The above also has a problem: The user is enforced to configure the client with all its settings, some have to be known in advance. There’s not much automation possible in this regard, and as such this won’t really work in large environments. For a small (smart) home, it would do.

I don’t think that we’re going to fully solve your idea with such a client in the near future. You’ll have to go with what’s already there, or consider a different solution.

Thanks for the ideas and open discussion though :+1:

I was thinking of CheckCommands + Services like this one, which gets synced and executes just as one would expect (just tested with Icinga 2.8.1):

object CheckCommand "test" {
    import "plugin-check-command"
    command = ["/bin/cat", "/etc/passwd"]
    // command = ["/bin/touch", "/tmp/master-executing-some-command-on-the-client"]
    // command = ["/bin/sh", "-c", "echo Hi, executing some command on `hostname`"]
}

object Service "test" {
    import "generic-service"
    host_name = "icinga2-client.localdomain"
    check_command = "test"
}

So what I’m taking away from this:

If you use Icinga2 cluster mode with accept_config = true and accept_command = true, act as if you are granting the master (or any node in a parent zone) SSH access to the icinga/nagios user on the client system. This might require additionally restricting the user which can be difficult and error-prone (it must not be able to read sensitive information the master shouldn’t be aware of from the file system, it must not be able to make network connections to other systems which might restrict access based on the source address, etc.). You are also not limited to programs you find on the client, there’s likely some Python or Perl interpreter installed that you can use to execute pretty much arbitrary programs. It’s also possible to download additional binaries or if network access is restricted, they can also be passed base64 encoded in the config file.

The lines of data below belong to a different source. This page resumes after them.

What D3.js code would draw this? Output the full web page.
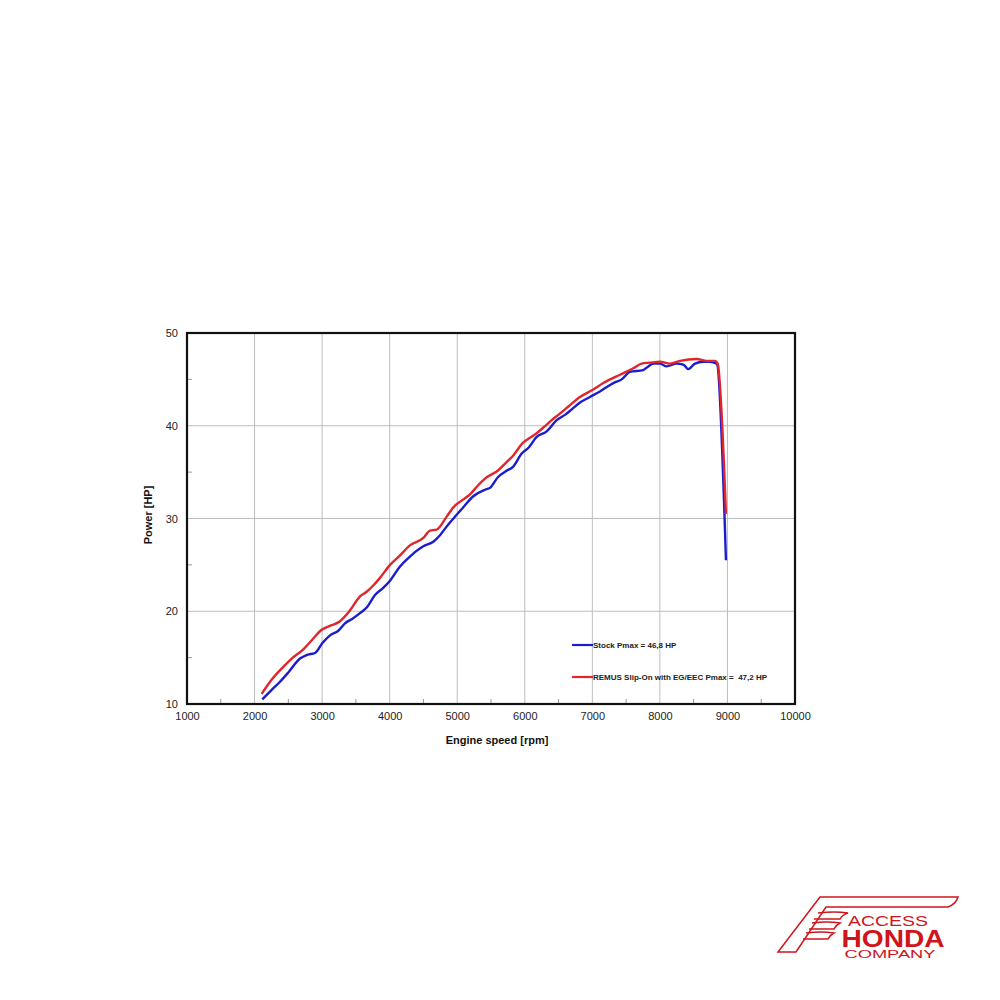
<!DOCTYPE html>
<html><head><meta charset="utf-8">
<script src="https://cdn.jsdelivr.net/npm/d3@7"></script>
<style>body{margin:0;background:#fff}svg{display:block}</style>
</head><body>
<script>
const stockRpm = [2115,2250,2377,2500,2673,2780,2895,3008,3117,3240,3339,3450,3561,3660,3783,3900,4005,4150,4300,4498,4646,4745,4850,4992,5100,5238,5411,5485,5608,5720,5830,5954,6052,6176,6324,6472,6600,6700,6817,6965,7113,7310,7434,7557,7754,7828,7902,8000,8100,8248,8346,8420,8519,8642,8741,8840,8978];
const stockHp = [10.5,11.5,12.4,13.4,14.9,15.3,15.5,16.6,17.4,17.9,18.7,19.2,19.8,20.4,21.75,22.5,23.3,24.8,25.9,27.0,27.5,28.2,29.2,30.4,31.3,32.4,33.1,33.3,34.5,35.1,35.6,37.0,37.6,38.8,39.4,40.6,41.2,41.8,42.5,43.1,43.7,44.6,45.0,45.8,46.0,46.4,46.7,46.7,46.4,46.7,46.6,46.1,46.7,46.9,46.9,46.7,25.5];
const remusRpm = [2105,2250,2426,2550,2722,2850,2994,3142,3240,3413,3561,3660,3760,3857,4005,4150,4300,4498,4597,4696,4844,4942,5060,5189,5300,5411,5608,5720,5830,5978,6076,6176,6290,6398,6520,6650,6817,7014,7162,7409,7606,7730,7853,8001,8149,8297,8544,8692,8815,8855,8978];
const remusHp = [11.1,12.6,14.0,14.9,15.9,16.9,18.0,18.5,18.8,20.1,21.6,22.1,22.8,23.6,25.0,26.0,27.1,27.9,28.7,28.8,30.2,31.2,31.9,32.6,33.5,34.3,35.2,36.0,36.8,38.2,38.7,39.2,39.9,40.6,41.3,42.1,43.1,43.9,44.6,45.5,46.2,46.7,46.8,46.9,46.7,47.0,47.2,47.0,47.0,46.7,30.5];
const xTicks = [1000,2000,3000,4000,5000,6000,7000,8000,9000,10000];
const xMinor = [1500,2500,3500,4500,5500,6500,7500,8500,9500];
const yTicks = [10,20,30,40,50];
const yMinor = [15,25,35,45];
const legendLabels = ["Stock Pmax = 46,8 HP","REMUS Slip-On with EG/EEC Pmax =  47,2 HP"];
const colors = ["#1c1ccf","#e0262c"];

const svg = d3.select("body").append("svg").attr("width",1000).attr("height",1000);
const L=187,R=795,T=333,B=704;
const x = d3.scaleLinear().domain([1000,10000]).range([L,R]);
const y = d3.scaleLinear().domain([10,50]).range([B,T]);
const font = "Arial, 'Liberation Sans', sans-serif";

// gridlines
svg.append("g").selectAll("line").data(xTicks.slice(1,-1)).join("line")
  .attr("x1",d=>x(d)).attr("x2",d=>x(d)).attr("y1",T).attr("y2",B)
  .attr("stroke","#bdbdbd").attr("stroke-width",1);
svg.append("g").selectAll("line").data(yTicks.slice(1,-1)).join("line")
  .attr("y1",d=>y(d)).attr("y2",d=>y(d)).attr("x1",L).attr("x2",R)
  .attr("stroke","#bdbdbd").attr("stroke-width",1);
// minor ticks inward
svg.append("g").selectAll("line").data(xMinor).join("line")
  .attr("x1",d=>x(d)).attr("x2",d=>x(d)).attr("y1",B).attr("y2",B-5)
  .attr("stroke","#999").attr("stroke-width",1);
svg.append("g").selectAll("line").data(yMinor).join("line")
  .attr("y1",d=>y(d)).attr("y2",d=>y(d)).attr("x1",L).attr("x2",L+5)
  .attr("stroke","#999").attr("stroke-width",1);

// axes
const xAxis = svg.append("g").attr("transform",`translate(0,${B})`)
  .call(d3.axisBottom(x).tickValues(xTicks).tickFormat(d3.format("d")).tickSize(0).tickPadding(8));
const yAxis = svg.append("g").attr("transform",`translate(${L},0)`)
  .call(d3.axisLeft(y).tickValues(yTicks).tickSize(0).tickPadding(9));
[xAxis,yAxis].forEach(a=>{
  a.select(".domain").remove();
  a.selectAll("text").attr("font-family",font).attr("font-size",11).attr("fill","#222");
});

// frame
svg.append("rect").attr("x",L).attr("y",T).attr("width",R-L).attr("height",B-T)
  .attr("fill","none").attr("stroke","#111").attr("stroke-width",2.2);

// lines
const line = d3.line().x(d=>x(d[0])).y(d=>y(d[1])).curve(d3.curveMonotoneX);
const series = [d3.zip(stockRpm,stockHp), d3.zip(remusRpm,remusHp)];
series.forEach((s,i)=>{
  svg.append("path").datum(s).attr("d",line).attr("fill","none")
    .attr("stroke",colors[i]).attr("stroke-width",2.4).attr("stroke-linejoin","round");
});

// legend
const legY = [645,677];
legendLabels.forEach((t,i)=>{
  svg.append("line").attr("x1",572).attr("x2",593).attr("y1",legY[i]).attr("y2",legY[i])
    .attr("stroke",colors[i]).attr("stroke-width",2.2);
  svg.append("text").attr("x",593).attr("y",legY[i]+3).text(t)
    .attr("font-family",font).attr("font-size",8).attr("font-weight","bold").attr("fill","#222")
    .style("white-space","pre");
});

// axis titles
svg.append("text").attr("x",497).attr("y",744).attr("text-anchor","middle")
  .attr("font-family",font).attr("font-size",11).attr("font-weight","bold").attr("fill","#111")
  .text("Engine speed [rpm]");
svg.append("text").attr("transform","translate(152,515) rotate(-90)").attr("text-anchor","middle")
  .attr("font-family",font).attr("font-size",11).attr("font-weight","bold").attr("fill","#111")
  .text("Power [HP]");

// logo
const lg = svg.append("g").attr("fill","none").attr("stroke","#d0141c").attr("stroke-width",1.5);
lg.append("path").attr("d","M820,897 L958,897 Q956,904 948,907 L838,907 L826,907 L796,952 L778,952 Z");
lg.append("path").attr("d","M818,913 Q835,911 848,913 Q842,915 840,919 L814,919");
lg.append("path").attr("d","M812,923 Q828,921 840,923 Q836,925 834,929 L809,929");
lg.append("path").attr("d","M806,933 Q822,931 834,933 Q830,935 828,939 L803,939");
const lt = svg.append("g").attr("fill","#d0141c").attr("font-family",font).attr("text-anchor","middle");
lt.append("text").attr("x",888).attr("y",926).attr("font-size",14.5).attr("textLength",80).attr("lengthAdjust","spacingAndGlyphs").text("ACCESS");
lt.append("text").attr("x",893).attr("y",947).attr("font-size",24).attr("font-weight","bold").attr("textLength",103).attr("lengthAdjust","spacingAndGlyphs").text("HONDA");
lt.append("text").attr("x",890).attr("y",957.5).attr("font-size",10.5).attr("textLength",91).attr("lengthAdjust","spacingAndGlyphs").text("COMPANY");
</script>
</body></html>
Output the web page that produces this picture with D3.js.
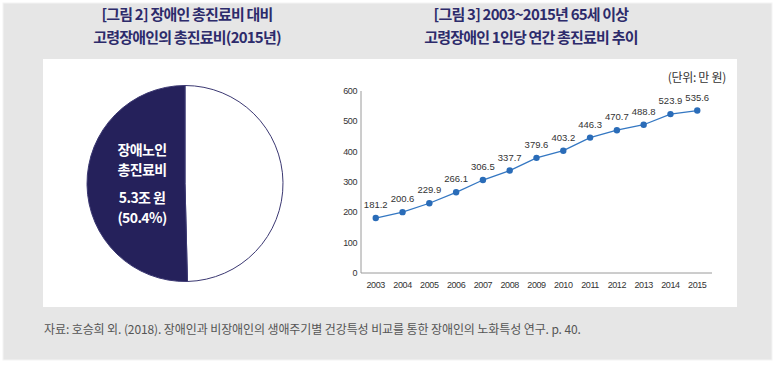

Unfortunately there is also no documentation on the internals of the cluster API except the statement “The message protocol uses an internal API, and as such message types and names may change internally and are not documented.”. That’s probably the case because you don’t want third parties to implement clients for it and relying on it being stable. But it also makes it way harder to understand what’s going on in an Icinga2 cluster, which is especially important for considering the security implications. Yes, you can read the source, but that will waste a huge amount of time if you really just need a rough overview of the control and data flows.

I came across this conversation just after I wrote Distributed monitoring with top-down setup: security considerations. Julian, you seem to be concerned about security and you had the same ideas as me. I wanted to dump the old, unsafe NRPE stuff for a modern, secure solution, but the only current option for distributed monitoring (top-down) is a complete security nightmare.

Are there any chances that bottom-up may still be supported in the future? And in a secure way?

I don’t really have a good solution for this. The setup I was asking for is still using a setup from before migrating to Icinga2 with passive checks submitted via nsca-ng. The existing services are synced from the nodes to the Icinga2 instance using salt. I wouldn’t recommend building a new setup that way though. If you have some configuration management anyways, a more promising way could be to just build the bottom-up config sync yourself within that, however I’ve never got to try this.